民国初年,为切实推行“贤妻良母”教学要旨,许多女子学校以“注意于贞淑之德,并使知自立之道”为最大训育目标。如北京女子高等师范附属小学的训育规定:本校教职员以身作则;以诚敬勤朴为校训,有朝令训话,讲室训话,力谋全校之统一,以养成善良之校风;随时观察记载个人所长所短,于课外施行特别训练法;始业毕业及各种纪念日皆举行仪式,俾儿童得实地练习仪式;夏季用浅月色竹布,春秋季用银光爱国布,高等科毛蓝布裙,一切装饰不许佩戴;各级级长及公买部经理,每学期选举一次,其余各项勤务生,均按日轮替;每日始业前有定时修习,休息时及终日后有分部运动,以自由动作、无待教师之指挥监督为原则;每日上学放学或途遇师长时,均须致敬礼;同学中亦彼此互致敬礼,表示恭谦,以立接人处世之基础;儿童学习优良者,酌与褒奖,言行恶劣者,酌与惩戒。[7]无锡私立竞志女学校的校训“勤肃朴洁”,其意即:“力行不怠之谓勤,律己惟严之谓肃,屏绝纷华之谓朴,荡涤旧染之谓洁。”

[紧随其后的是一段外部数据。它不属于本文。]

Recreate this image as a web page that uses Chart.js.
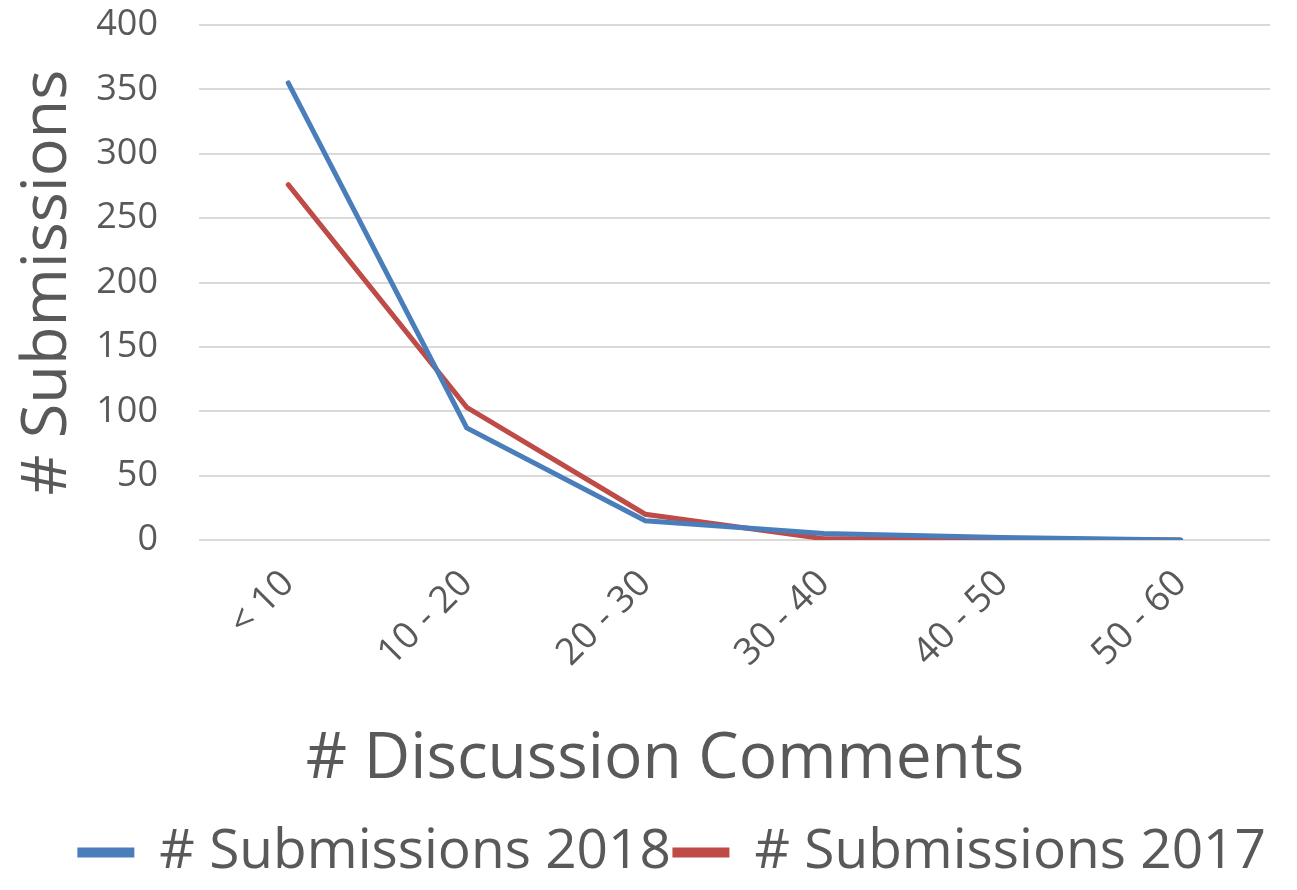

女子小学课程的设置体现“贤妻良母”的内涵。1912年教育部公布的《小学校令》规定,女子初等小学科目为修身、国文、算术、手工、图画、唱歌、体操、缝纫等八种(男校无缝纫);女子高等小学校科目为修身、国文、算术、本国历史、地理、理科、手工、图画、唱歌、体操、缝纫十一种(男校无缝纫、以农业或商业替代并可授英语)。1912年11月教育部颁布《小学校教则及课程表》,有关于女生的规定如下[8]:
第二条 修身要旨在涵养儿童之德性,导以实践。……对于女生尤须注意贞淑之德,并使知自立之道。
第三条 国文要旨,在使儿童学习普通语言文字,养成发表思想之能力,兼以后发其智德。……女子所用读本宜加入家事要项。
第十二条 缝纫要旨,在使儿童习熟通常衣服之缝法、裁法,兼养成节俭利用之习惯。
初等小学校首宜授运针法,继授简易之缝法、补缀法。
高等小学校首宜依前项教授,继渐及通常衣服之缝法、裁法、补缀法。
视地方情形得兼授西式裁法、缝法及洗濯法。缝纫材料,宜取常用之物,在教授时宜说明工具之用法、材料之品质及衣服之保存法、洗濯法。[8]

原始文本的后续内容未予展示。